THE EXERCISE: Take the lines from the top down to and including the one with "22.3, 37.3, 62]" and repeat them exactly. Omit images.

STORED DATA:
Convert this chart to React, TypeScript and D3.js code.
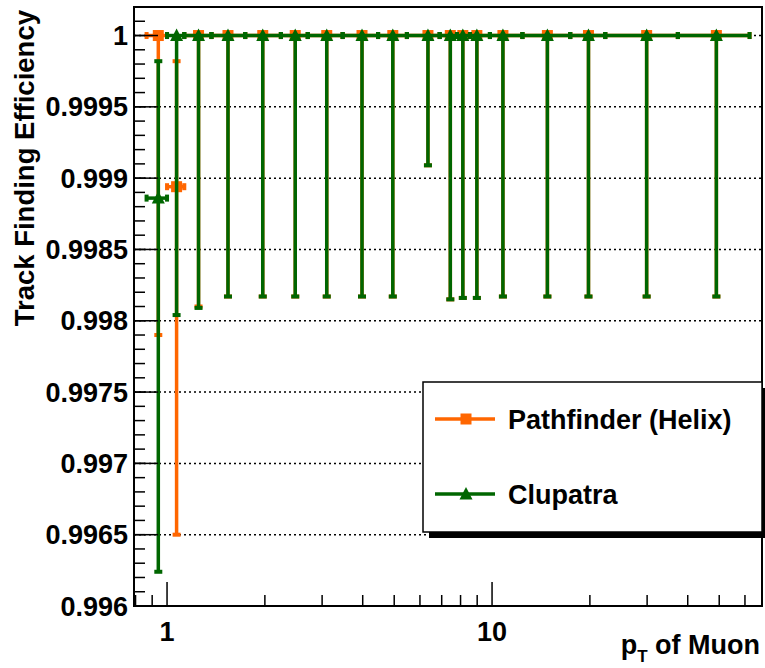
import React, { useRef, useEffect } from "react"
import * as d3 from "d3"

// pT bin centres and bin edges (GeV)
const ptValues = [0.94, 1.07, 1.25, 1.54, 1.97, 2.48, 3.1, 3.98, 4.95, 6.35, 7.44, 8.13, 8.98, 10.8, 14.8, 19.8, 29.9, 49]
const ptEdges = [0.865, 1.0, 1.13, 1.37, 1.74, 2.24, 2.71, 3.47, 4.46, 5.47, 6.9, 7.8, 8.55, 9.85, 12.4, 17.4, 22.3, 37.3, 62]

// Pathfinder (Helix)
const pfEff = [1, 0.99894, 1, 1, 1, 1, 1, 1, 1, 1, 1, 1, 1, 1, 1, 1, 1, 1]
const pfLow = [0.9979, 0.9965, 0.9981, 0.99817, 0.99817, 0.99817, 0.99817, 0.99817, 0.99817, 0.99909, 0.99815, 0.99816, 0.99816, 0.99817, 0.99817, 0.99817, 0.99817, 0.99817]
const pfHigh = [1, 0.99982, 1, 1, 1, 1, 1, 1, 1, 1, 1, 1, 1, 1, 1, 1, 1, 1]

// Clupatra
const clEff = [0.99886, 1, 1, 1, 1, 1, 1, 1, 1, 1, 1, 1, 1, 1, 1, 1, 1, 1]
const clLow = [0.99624, 0.99804, 0.99809, 0.99817, 0.99817, 0.99817, 0.99817, 0.99817, 0.99817, 0.99909, 0.99815, 0.99816, 0.99816, 0.99817, 0.99817, 0.99817, 0.99817, 0.99817]
const clHigh = [0.99982, 1, 1, 1, 1, 1, 1, 1, 1, 1, 1, 1, 1, 1, 1, 1, 1, 1]

const yTicks = [0.996, 0.9965, 0.997, 0.9975, 0.998, 0.9985, 0.999, 0.9995, 1]
const yTickLabels = ["0.996", "0.9965", "0.997", "0.9975", "0.998", "0.9985", "0.999", "0.9995", "1"]
const xTicks = [1, 10]
const xTickLabels = ["1", "10"]
const xMinorTicks = [0.8, 0.9, 2, 3, 4, 5, 6, 7, 8, 9, 20, 30, 40, 50, 60]

const ORANGE = "#ff6600"
const GREEN = "#006600"
const FONT = "'Liberation Sans', Arial, Helvetica, sans-serif"

const App = () => {
  const svgRef = useRef(null)

  useEffect(() => {
    const W = 765
    const H = 668
    const left = 134, right = 762, top = 7, bottom = 606

    const svg = d3.select(svgRef.current).attr("width", W).attr("height", H)
    svg.selectAll("*").remove()

    const x = d3.scaleLog().domain([0.7913, 67.7]).range([left, right])
    const y = d3.scaleLinear().domain([0.996, 1.0002]).range([bottom, top])

    svg.append("rect").attr("width", W).attr("height", H).attr("fill", "white")

    // grid
    svg.append("g")
      .selectAll("line")
      .data(yTicks)
      .enter()
      .append("line")
      .attr("x1", left).attr("x2", right)
      .attr("y1", (d) => y(d)).attr("y2", (d) => y(d))
      .attr("stroke", "black")
      .attr("stroke-width", 1.5)
      .attr("stroke-dasharray", "2,3")

    // data
    const drawSeries = (eff, lo, hi, color, marker) => {
      const g = svg.append("g")
      ptValues.forEach((pt, i) => {
        const cx = x(pt)
        const cy = y(eff[i])
        const x0 = x(ptEdges[i])
        const x1 = x(ptEdges[i + 1])
        // horizontal error bar
        g.append("line").attr("x1", x0).attr("x2", x1).attr("y1", cy).attr("y2", cy)
          .attr("stroke", color).attr("stroke-width", 3.5)
        g.append("rect").attr("x", x0 - 2).attr("y", cy - 3.5).attr("width", 4).attr("height", 7).attr("fill", color)
        g.append("rect").attr("x", x1 - 2).attr("y", cy - 3.5).attr("width", 4).attr("height", 7).attr("fill", color)
        // vertical error bar
        g.append("line").attr("x1", cx).attr("x2", cx).attr("y1", y(hi[i])).attr("y2", y(lo[i]))
          .attr("stroke", color).attr("stroke-width", 3.5)
        if (lo[i] < eff[i]) {
          g.append("rect").attr("x", cx - 4).attr("y", y(lo[i]) - 2).attr("width", 8).attr("height", 4).attr("fill", color)
        }
        if (hi[i] > eff[i]) {
          g.append("rect").attr("x", cx - 4).attr("y", y(hi[i]) - 2).attr("width", 8).attr("height", 4).attr("fill", color)
        }
        marker(g, cx, cy)
      })
    }

    const square = (g, cx, cy) =>
      g.append("rect").attr("x", cx - 5.5).attr("y", cy - 5.5).attr("width", 11).attr("height", 11).attr("fill", ORANGE)
    const triangle = (g, cx, cy) =>
      g.append("path").attr("d", `M${cx},${cy - 7}L${cx + 6.5},${cy + 5.5}L${cx - 6.5},${cy + 5.5}Z`).attr("fill", GREEN)

    drawSeries(pfEff, pfLow, pfHigh, ORANGE, square)
    drawSeries(clEff, clLow, clHigh, GREEN, triangle)

    // frame
    svg.append("rect")
      .attr("x", left).attr("y", top)
      .attr("width", right - left).attr("height", bottom - top)
      .attr("fill", "none").attr("stroke", "black").attr("stroke-width", 2)

    // y ticks
    const yMinor = d3.range(0, 43).map((i) => 0.996 + i * 0.0001)
    svg.append("g").selectAll("line").data(yMinor).enter().append("line")
      .attr("x1", left).attr("x2", left + 11)
      .attr("y1", (d) => y(d)).attr("y2", (d) => y(d))
      .attr("stroke", "black").attr("stroke-width", 1.5)
    svg.append("g").selectAll("line").data(yTicks).enter().append("line")
      .attr("x1", left).attr("x2", left + 24)
      .attr("y1", (d) => y(d)).attr("y2", (d) => y(d))
      .attr("stroke", "black").attr("stroke-width", 1.5)
    svg.append("g").selectAll("text").data(yTicks).enter().append("text")
      .attr("x", left - 6).attr("y", (d) => y(d) + 9.5)
      .attr("text-anchor", "end")
      .attr("font-family", FONT).attr("font-weight", "bold").attr("font-size", 27)
      .text((d, i) => yTickLabels[i])

    // x ticks
    svg.append("g").selectAll("line").data(xMinorTicks).enter().append("line")
      .attr("x1", (d) => x(d)).attr("x2", (d) => x(d))
      .attr("y1", bottom).attr("y2", bottom - 11)
      .attr("stroke", "black").attr("stroke-width", 1.5)
    svg.append("g").selectAll("line").data(xTicks).enter().append("line")
      .attr("x1", (d) => x(d)).attr("x2", (d) => x(d))
      .attr("y1", bottom).attr("y2", bottom - 24)
      .attr("stroke", "black").attr("stroke-width", 1.5)
    svg.append("g").selectAll("text").data(xTicks).enter().append("text")
      .attr("x", (d) => x(d)).attr("y", bottom + 35)
      .attr("text-anchor", "middle")
      .attr("font-family", FONT).attr("font-weight", "bold").attr("font-size", 27)
      .text((d, i) => xTickLabels[i])

    // axis titles
    svg.append("text")
      .attr("transform", `translate(34,10) rotate(-90)`)
      .attr("text-anchor", "end")
      .attr("font-family", FONT).attr("font-weight", "bold").attr("font-size", 27.5)
      .text("Track Finding Efficiency")

    const xt = svg.append("text")
      .attr("x", 760).attr("y", 654)
      .attr("text-anchor", "end")
      .attr("font-family", FONT).attr("font-weight", "bold").attr("font-size", 27)
    xt.append("tspan").text("p")
    xt.append("tspan").attr("dy", 8).attr("font-size", 17).text("T")
    xt.append("tspan").attr("dy", -8).text(" of Muon")

    // legend
    const lx = 423, ly = 382, lw = 339, lh = 150
    svg.append("rect").attr("x", lx + 6).attr("y", ly + 6).attr("width", lw).attr("height", lh).attr("fill", "black")
    svg.append("rect").attr("x", lx).attr("y", ly).attr("width", lw).attr("height", lh)
      .attr("fill", "white").attr("stroke", "black").attr("stroke-width", 1.5)

    const entries = [
      { label: "Pathfinder (Helix)", color: ORANGE, marker: square },
      { label: "Clupatra", color: GREEN, marker: triangle }
    ]
    entries.forEach((e, i) => {
      const ey = ly + 37 + i * 75
      svg.append("line").attr("x1", 435).attr("x2", 495).attr("y1", ey).attr("y2", ey)
        .attr("stroke", e.color).attr("stroke-width", 3.5)
      e.marker(svg, 466, ey)
      svg.append("text").attr("x", 508).attr("y", ey + 9.5)
        .attr("font-family", FONT).attr("font-weight", "bold").attr("font-size", 27)
        .text(e.label)
    })
  }, [])

  return (
    <div style={{ position: "absolute", left: 0, top: 0 }}>
      <svg ref={svgRef}></svg>
    </div>
  )
}

export default App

COMPLETE ANSWER:
Convert this chart to React, TypeScript and D3.js code.
import React, { useRef, useEffect } from "react"
import * as d3 from "d3"

// pT bin centres and bin edges (GeV)
const ptValues = [0.94, 1.07, 1.25, 1.54, 1.97, 2.48, 3.1, 3.98, 4.95, 6.35, 7.44, 8.13, 8.98, 10.8, 14.8, 19.8, 29.9, 49]
const ptEdges = [0.865, 1.0, 1.13, 1.37, 1.74, 2.24, 2.71, 3.47, 4.46, 5.47, 6.9, 7.8, 8.55, 9.85, 12.4, 17.4, 22.3, 37.3, 62]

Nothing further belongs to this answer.